_TASK DETAILS_
Type out the records that follow, exactly as given.

Figure scripts
= = =

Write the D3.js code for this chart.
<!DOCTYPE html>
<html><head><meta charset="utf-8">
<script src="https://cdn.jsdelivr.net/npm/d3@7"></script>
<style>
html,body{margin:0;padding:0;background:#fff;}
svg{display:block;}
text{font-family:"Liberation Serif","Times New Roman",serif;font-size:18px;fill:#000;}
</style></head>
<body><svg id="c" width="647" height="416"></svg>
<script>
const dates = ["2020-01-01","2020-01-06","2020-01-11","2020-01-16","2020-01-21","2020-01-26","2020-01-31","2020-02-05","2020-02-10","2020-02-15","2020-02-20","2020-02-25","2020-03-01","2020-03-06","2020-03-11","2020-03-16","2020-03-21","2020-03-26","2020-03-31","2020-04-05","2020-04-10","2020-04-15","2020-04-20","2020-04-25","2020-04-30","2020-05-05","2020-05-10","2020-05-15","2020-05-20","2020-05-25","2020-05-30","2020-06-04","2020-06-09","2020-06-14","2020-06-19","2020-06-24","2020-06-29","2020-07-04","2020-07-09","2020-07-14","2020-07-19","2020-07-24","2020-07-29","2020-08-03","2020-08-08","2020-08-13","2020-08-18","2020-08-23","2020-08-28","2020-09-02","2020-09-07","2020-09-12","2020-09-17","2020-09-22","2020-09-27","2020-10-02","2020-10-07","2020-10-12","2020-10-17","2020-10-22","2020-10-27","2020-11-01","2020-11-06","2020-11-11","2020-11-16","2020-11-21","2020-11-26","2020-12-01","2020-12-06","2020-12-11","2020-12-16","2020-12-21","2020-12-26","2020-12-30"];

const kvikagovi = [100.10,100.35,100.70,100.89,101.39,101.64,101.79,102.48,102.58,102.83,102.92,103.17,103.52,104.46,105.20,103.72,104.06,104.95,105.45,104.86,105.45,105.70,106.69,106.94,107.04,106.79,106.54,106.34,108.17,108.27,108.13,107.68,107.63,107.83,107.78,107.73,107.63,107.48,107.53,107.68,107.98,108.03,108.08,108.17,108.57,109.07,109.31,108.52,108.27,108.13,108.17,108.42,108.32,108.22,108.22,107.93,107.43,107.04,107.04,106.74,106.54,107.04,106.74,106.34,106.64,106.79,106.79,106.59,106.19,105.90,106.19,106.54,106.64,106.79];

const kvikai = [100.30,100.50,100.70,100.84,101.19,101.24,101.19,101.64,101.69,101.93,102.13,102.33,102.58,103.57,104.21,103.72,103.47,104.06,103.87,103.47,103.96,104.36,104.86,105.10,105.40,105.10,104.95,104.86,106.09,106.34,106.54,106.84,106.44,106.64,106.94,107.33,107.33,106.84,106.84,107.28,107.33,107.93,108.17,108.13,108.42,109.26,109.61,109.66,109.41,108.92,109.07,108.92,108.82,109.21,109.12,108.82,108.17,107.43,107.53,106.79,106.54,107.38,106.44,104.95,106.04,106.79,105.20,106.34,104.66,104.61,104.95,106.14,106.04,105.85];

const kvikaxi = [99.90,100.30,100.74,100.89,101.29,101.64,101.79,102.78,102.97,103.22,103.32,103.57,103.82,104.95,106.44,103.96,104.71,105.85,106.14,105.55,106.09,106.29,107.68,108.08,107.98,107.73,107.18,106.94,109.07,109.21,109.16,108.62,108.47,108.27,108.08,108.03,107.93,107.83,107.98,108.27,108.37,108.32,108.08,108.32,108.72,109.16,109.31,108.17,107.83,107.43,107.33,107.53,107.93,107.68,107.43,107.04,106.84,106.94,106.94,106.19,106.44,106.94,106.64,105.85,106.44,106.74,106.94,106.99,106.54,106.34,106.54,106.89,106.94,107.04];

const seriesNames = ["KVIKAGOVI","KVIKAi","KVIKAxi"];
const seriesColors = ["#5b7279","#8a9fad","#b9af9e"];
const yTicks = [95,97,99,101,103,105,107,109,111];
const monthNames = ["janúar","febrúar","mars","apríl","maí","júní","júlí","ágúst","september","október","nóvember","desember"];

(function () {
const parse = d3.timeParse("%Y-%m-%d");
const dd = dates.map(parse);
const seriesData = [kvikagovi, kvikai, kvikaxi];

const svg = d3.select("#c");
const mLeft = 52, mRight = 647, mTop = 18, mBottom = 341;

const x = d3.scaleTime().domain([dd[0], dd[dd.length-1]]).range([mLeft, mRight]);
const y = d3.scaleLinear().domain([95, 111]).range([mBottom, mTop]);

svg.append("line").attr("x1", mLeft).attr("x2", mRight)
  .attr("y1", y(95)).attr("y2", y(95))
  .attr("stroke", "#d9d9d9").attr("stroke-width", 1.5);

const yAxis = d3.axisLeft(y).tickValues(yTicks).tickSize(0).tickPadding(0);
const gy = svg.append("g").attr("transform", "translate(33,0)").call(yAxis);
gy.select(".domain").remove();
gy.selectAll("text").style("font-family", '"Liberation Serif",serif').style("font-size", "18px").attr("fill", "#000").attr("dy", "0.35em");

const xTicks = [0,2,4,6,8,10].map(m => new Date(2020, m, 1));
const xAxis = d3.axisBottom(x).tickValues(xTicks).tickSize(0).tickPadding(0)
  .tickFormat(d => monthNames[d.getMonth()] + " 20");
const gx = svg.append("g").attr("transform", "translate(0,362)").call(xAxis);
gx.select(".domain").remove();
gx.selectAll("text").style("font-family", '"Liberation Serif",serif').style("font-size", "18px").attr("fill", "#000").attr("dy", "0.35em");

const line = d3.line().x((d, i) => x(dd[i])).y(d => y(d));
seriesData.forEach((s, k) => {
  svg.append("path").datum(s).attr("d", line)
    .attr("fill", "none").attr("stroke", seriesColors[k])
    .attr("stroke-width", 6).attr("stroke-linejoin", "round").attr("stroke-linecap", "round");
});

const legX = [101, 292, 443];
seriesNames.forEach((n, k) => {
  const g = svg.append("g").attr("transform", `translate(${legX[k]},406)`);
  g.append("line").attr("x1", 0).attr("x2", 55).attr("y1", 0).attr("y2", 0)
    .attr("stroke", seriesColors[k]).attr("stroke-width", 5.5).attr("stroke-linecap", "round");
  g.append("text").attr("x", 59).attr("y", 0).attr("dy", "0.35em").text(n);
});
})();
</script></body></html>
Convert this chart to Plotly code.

= = =

_CORRECT ANSWER_
Write the D3.js code for this chart.
<!DOCTYPE html>
<html><head><meta charset="utf-8">
<script src="https://cdn.jsdelivr.net/npm/d3@7"></script>
<style>
html,body{margin:0;padding:0;background:#fff;}
svg{display:block;}
text{font-family:"Liberation Serif","Times New Roman",serif;font-size:18px;fill:#000;}
</style></head>
<body><svg id="c" width="647" height="416"></svg>
<script>
const dates = ["2020-01-01","2020-01-06","2020-01-11","2020-01-16","2020-01-21","2020-01-26","2020-01-31","2020-02-05","2020-02-10","2020-02-15","2020-02-20","2020-02-25","2020-03-01","2020-03-06","2020-03-11","2020-03-16","2020-03-21","2020-03-26","2020-03-31","2020-04-05","2020-04-10","2020-04-15","2020-04-20","2020-04-25","2020-04-30","2020-05-05","2020-05-10","2020-05-15","2020-05-20","2020-05-25","2020-05-30","2020-06-04","2020-06-09","2020-06-14","2020-06-19","2020-06-24","2020-06-29","2020-07-04","2020-07-09","2020-07-14","2020-07-19","2020-07-24","2020-07-29","2020-08-03","2020-08-08","2020-08-13","2020-08-18","2020-08-23","2020-08-28","2020-09-02","2020-09-07","2020-09-12","2020-09-17","2020-09-22","2020-09-27","2020-10-02","2020-10-07","2020-10-12","2020-10-17","2020-10-22","2020-10-27","2020-11-01","2020-11-06","2020-11-11","2020-11-16","2020-11-21","2020-11-26","2020-12-01","2020-12-06","2020-12-11","2020-12-16","2020-12-21","2020-12-26","2020-12-30"];

const kvikagovi = [100.10,100.35,100.70,100.89,101.39,101.64,101.79,102.48,102.58,102.83,102.92,103.17,103.52,104.46,105.20,103.72,104.06,104.95,105.45,104.86,105.45,105.70,106.69,106.94,107.04,106.79,106.54,106.34,108.17,108.27,108.13,107.68,107.63,107.83,107.78,107.73,107.63,107.48,107.53,107.68,107.98,108.03,108.08,108.17,108.57,109.07,109.31,108.52,108.27,108.13,108.17,108.42,108.32,108.22,108.22,107.93,107.43,107.04,107.04,106.74,106.54,107.04,106.74,106.34,106.64,106.79,106.79,106.59,106.19,105.90,106.19,106.54,106.64,106.79];

const kvikai = [100.30,100.50,100.70,100.84,101.19,101.24,101.19,101.64,101.69,101.93,102.13,102.33,102.58,103.57,104.21,103.72,103.47,104.06,103.87,103.47,103.96,104.36,104.86,105.10,105.40,105.10,104.95,104.86,106.09,106.34,106.54,106.84,106.44,106.64,106.94,107.33,107.33,106.84,106.84,107.28,107.33,107.93,108.17,108.13,108.42,109.26,109.61,109.66,109.41,108.92,109.07,108.92,108.82,109.21,109.12,108.82,108.17,107.43,107.53,106.79,106.54,107.38,106.44,104.95,106.04,106.79,105.20,106.34,104.66,104.61,104.95,106.14,106.04,105.85];

const kvikaxi = [99.90,100.30,100.74,100.89,101.29,101.64,101.79,102.78,102.97,103.22,103.32,103.57,103.82,104.95,106.44,103.96,104.71,105.85,106.14,105.55,106.09,106.29,107.68,108.08,107.98,107.73,107.18,106.94,109.07,109.21,109.16,108.62,108.47,108.27,108.08,108.03,107.93,107.83,107.98,108.27,108.37,108.32,108.08,108.32,108.72,109.16,109.31,108.17,107.83,107.43,107.33,107.53,107.93,107.68,107.43,107.04,106.84,106.94,106.94,106.19,106.44,106.94,106.64,105.85,106.44,106.74,106.94,106.99,106.54,106.34,106.54,106.89,106.94,107.04];

const seriesNames = ["KVIKAGOVI","KVIKAi","KVIKAxi"];
const seriesColors = ["#5b7279","#8a9fad","#b9af9e"];
const yTicks = [95,97,99,101,103,105,107,109,111];
const monthNames = ["janúar","febrúar","mars","apríl","maí","júní","júlí","ágúst","september","október","nóvember","desember"];

(function () {
const parse = d3.timeParse("%Y-%m-%d");
const dd = dates.map(parse);
const seriesData = [kvikagovi, kvikai, kvikaxi];

const svg = d3.select("#c");
const mLeft = 52, mRight = 647, mTop = 18, mBottom = 341;

const x = d3.scaleTime().domain([dd[0], dd[dd.length-1]]).range([mLeft, mRight]);
const y = d3.scaleLinear().domain([95, 111]).range([mBottom, mTop]);

svg.append("line").attr("x1", mLeft).attr("x2", mRight)
  .attr("y1", y(95)).attr("y2", y(95))
  .attr("stroke", "#d9d9d9").attr("stroke-width", 1.5);

const yAxis = d3.axisLeft(y).tickValues(yTicks).tickSize(0).tickPadding(0);
const gy = svg.append("g").attr("transform", "translate(33,0)").call(yAxis);
gy.select(".domain").remove();
gy.selectAll("text").style("font-family", '"Liberation Serif",serif').style("font-size", "18px").attr("fill", "#000").attr("dy", "0.35em");

const xTicks = [0,2,4,6,8,10].map(m => new Date(2020, m, 1));
const xAxis = d3.axisBottom(x).tickValues(xTicks).tickSize(0).tickPadding(0)
  .tickFormat(d => monthNames[d.getMonth()] + " 20");
const gx = svg.append("g").attr("transform", "translate(0,362)").call(xAxis);
gx.select(".domain").remove();
gx.selectAll("text").style("font-family", '"Liberation Serif",serif').style("font-size", "18px").attr("fill", "#000").attr("dy", "0.35em");

const line = d3.line().x((d, i) => x(dd[i])).y(d => y(d));
seriesData.forEach((s, k) => {
  svg.append("path").datum(s).attr("d", line)
    .attr("fill", "none").attr("stroke", seriesColors[k])
    .attr("stroke-width", 6).attr("stroke-linejoin", "round").attr("stroke-linecap", "round");
});

const legX = [101, 292, 443];
seriesNames.forEach((n, k) => {
  const g = svg.append("g").attr("transform", `translate(${legX[k]},406)`);
  g.append("line").attr("x1", 0).attr("x2", 55).attr("y1", 0).attr("y2", 0)
    .attr("stroke", seriesColors[k]).attr("stroke-width", 5.5).attr("stroke-linecap", "round");
  g.append("text").attr("x", 59).attr("y", 0).attr("dy", "0.35em").text(n);
});
})();
</script></body></html>
Convert this chart to Plotly code.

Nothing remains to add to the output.